▸ TASK STATEMENT:
Starting at the first line of the listing below, repeat each line up to and including the one containing "const py = v => (B - v) / (B - T);". Leave out pictures.

▸ COLLECTED MATERIAL:
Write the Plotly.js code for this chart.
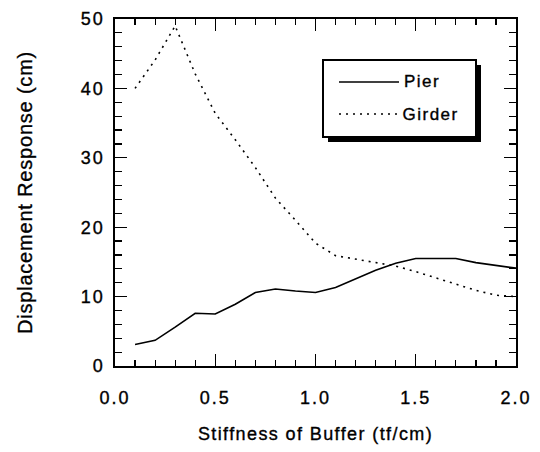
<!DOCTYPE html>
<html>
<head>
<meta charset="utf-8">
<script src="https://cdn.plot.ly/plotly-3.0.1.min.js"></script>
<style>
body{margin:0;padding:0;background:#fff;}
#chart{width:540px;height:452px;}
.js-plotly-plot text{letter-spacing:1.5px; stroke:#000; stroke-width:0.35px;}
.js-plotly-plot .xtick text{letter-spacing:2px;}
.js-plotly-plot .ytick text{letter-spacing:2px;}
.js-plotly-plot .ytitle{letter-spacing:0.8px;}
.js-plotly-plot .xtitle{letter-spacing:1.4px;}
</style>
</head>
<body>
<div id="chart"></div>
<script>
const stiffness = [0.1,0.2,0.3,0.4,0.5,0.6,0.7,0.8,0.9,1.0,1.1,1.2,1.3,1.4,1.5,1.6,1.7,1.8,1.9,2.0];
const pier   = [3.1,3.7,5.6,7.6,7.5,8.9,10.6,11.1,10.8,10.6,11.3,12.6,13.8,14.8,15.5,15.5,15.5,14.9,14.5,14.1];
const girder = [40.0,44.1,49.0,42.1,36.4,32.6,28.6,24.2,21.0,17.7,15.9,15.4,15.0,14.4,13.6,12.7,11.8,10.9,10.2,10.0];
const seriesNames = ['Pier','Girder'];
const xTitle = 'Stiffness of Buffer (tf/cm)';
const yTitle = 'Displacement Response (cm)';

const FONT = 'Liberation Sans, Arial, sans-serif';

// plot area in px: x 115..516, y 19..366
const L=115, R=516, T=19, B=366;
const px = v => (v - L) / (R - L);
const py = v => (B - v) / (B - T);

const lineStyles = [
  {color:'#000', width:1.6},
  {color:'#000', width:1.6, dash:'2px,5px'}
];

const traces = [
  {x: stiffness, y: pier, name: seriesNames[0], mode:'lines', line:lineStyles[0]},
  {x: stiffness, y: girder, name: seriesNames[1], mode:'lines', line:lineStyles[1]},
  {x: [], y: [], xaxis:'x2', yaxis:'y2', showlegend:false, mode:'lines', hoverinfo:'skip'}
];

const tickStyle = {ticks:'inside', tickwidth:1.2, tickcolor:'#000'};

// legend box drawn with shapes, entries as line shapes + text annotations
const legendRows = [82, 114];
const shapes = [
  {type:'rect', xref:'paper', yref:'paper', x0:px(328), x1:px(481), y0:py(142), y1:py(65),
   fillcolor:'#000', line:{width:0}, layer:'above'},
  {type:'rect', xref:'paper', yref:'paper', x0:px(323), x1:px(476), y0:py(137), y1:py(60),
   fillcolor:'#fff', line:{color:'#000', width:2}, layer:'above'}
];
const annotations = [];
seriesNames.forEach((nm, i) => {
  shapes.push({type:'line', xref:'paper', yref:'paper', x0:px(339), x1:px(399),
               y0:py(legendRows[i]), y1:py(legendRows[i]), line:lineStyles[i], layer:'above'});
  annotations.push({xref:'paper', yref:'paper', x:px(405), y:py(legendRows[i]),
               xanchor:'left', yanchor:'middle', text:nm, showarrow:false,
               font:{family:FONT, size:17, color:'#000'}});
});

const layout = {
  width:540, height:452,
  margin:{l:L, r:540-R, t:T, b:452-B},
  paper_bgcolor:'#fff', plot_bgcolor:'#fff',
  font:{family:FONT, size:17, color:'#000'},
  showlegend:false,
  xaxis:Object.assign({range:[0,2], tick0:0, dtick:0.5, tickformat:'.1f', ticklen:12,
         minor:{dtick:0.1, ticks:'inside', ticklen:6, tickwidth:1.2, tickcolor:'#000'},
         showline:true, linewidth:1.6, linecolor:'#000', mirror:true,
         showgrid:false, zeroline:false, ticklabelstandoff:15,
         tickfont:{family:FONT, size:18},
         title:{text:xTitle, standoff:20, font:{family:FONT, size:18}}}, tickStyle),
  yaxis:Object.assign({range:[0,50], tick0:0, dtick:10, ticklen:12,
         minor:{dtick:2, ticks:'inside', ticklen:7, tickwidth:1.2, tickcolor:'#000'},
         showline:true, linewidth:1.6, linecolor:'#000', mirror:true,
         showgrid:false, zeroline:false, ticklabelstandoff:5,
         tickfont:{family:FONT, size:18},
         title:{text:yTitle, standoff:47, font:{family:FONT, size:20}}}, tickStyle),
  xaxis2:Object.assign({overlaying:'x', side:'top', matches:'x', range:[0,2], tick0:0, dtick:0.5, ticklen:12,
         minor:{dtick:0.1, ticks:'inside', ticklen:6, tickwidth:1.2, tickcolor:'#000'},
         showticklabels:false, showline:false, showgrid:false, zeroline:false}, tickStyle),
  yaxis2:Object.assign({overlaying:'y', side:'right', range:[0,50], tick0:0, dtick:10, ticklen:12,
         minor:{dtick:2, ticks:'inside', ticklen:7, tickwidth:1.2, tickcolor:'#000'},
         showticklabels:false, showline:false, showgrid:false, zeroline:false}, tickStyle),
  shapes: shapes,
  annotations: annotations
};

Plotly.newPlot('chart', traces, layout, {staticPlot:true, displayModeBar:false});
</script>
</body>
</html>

▸ FINAL RESULT:
Write the Plotly.js code for this chart.
<!DOCTYPE html>
<html>
<head>
<meta charset="utf-8">
<script src="https://cdn.plot.ly/plotly-3.0.1.min.js"></script>
<style>
body{margin:0;padding:0;background:#fff;}
#chart{width:540px;height:452px;}
.js-plotly-plot text{letter-spacing:1.5px; stroke:#000; stroke-width:0.35px;}
.js-plotly-plot .xtick text{letter-spacing:2px;}
.js-plotly-plot .ytick text{letter-spacing:2px;}
.js-plotly-plot .ytitle{letter-spacing:0.8px;}
.js-plotly-plot .xtitle{letter-spacing:1.4px;}
</style>
</head>
<body>
<div id="chart"></div>
<script>
const stiffness = [0.1,0.2,0.3,0.4,0.5,0.6,0.7,0.8,0.9,1.0,1.1,1.2,1.3,1.4,1.5,1.6,1.7,1.8,1.9,2.0];
const pier   = [3.1,3.7,5.6,7.6,7.5,8.9,10.6,11.1,10.8,10.6,11.3,12.6,13.8,14.8,15.5,15.5,15.5,14.9,14.5,14.1];
const girder = [40.0,44.1,49.0,42.1,36.4,32.6,28.6,24.2,21.0,17.7,15.9,15.4,15.0,14.4,13.6,12.7,11.8,10.9,10.2,10.0];
const seriesNames = ['Pier','Girder'];
const xTitle = 'Stiffness of Buffer (tf/cm)';
const yTitle = 'Displacement Response (cm)';

const FONT = 'Liberation Sans, Arial, sans-serif';

// plot area in px: x 115..516, y 19..366
const L=115, R=516, T=19, B=366;
const px = v => (v - L) / (R - L);
const py = v => (B - v) / (B - T);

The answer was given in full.